Quels sont aujourd’hui les nouveaux chantiers du gouvernement mauritanien à deux ans de la fin du mandat de Ghazouani ?
Vous savez, les chantiers ne manquent pas en Mauritanie. Tout est chantier, que cela soit le social, l’économie ou la politique. Il y a nécessité à mettre en place une véritable administration au service du citoyen, une administration de développement. Parce que ce qui est important chez nous aujourd’hui c’est de gagner la bataille du développement. On dit souvent que la Mauritanie a beaucoup de ressources mais la population est très pauvre. L’administration aussi laisse à désirer puisqu’elle ne prend pas en charge tous ces défis.

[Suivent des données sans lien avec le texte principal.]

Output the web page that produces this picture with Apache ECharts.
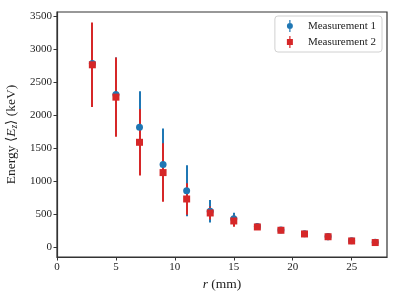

Cette année est une année de sécheresse, ce qui n’est pas très rare au Sahel. Cette situation est doublée de la crise de la Covid-19. On ne sait même pas si on est sortis de la pandémie, mais elle a ses effets sur l’économie. De même, la guerre en Ukraine vient accentuer ces difficultés.
Au plan socio-politique, il y a le défi de la consolidation de la concorde nationale. Depuis l’arrivée de Ghazouani, il a essayé d’apaiser la scène politique mauritanienne qui était agitée depuis deux voire trois décennies. Ces efforts doivent prendre en compte aussi d’autres questions comme le passif humanitaire, le cas de l’esclavage ou l’organisation des élections. Mais je crois qu’avec l’arrivée du ministre-secrétaire général de la présidence, très sérieux et compétent, on peut avoir de l’optimisme par rapport au règlement de ces questions.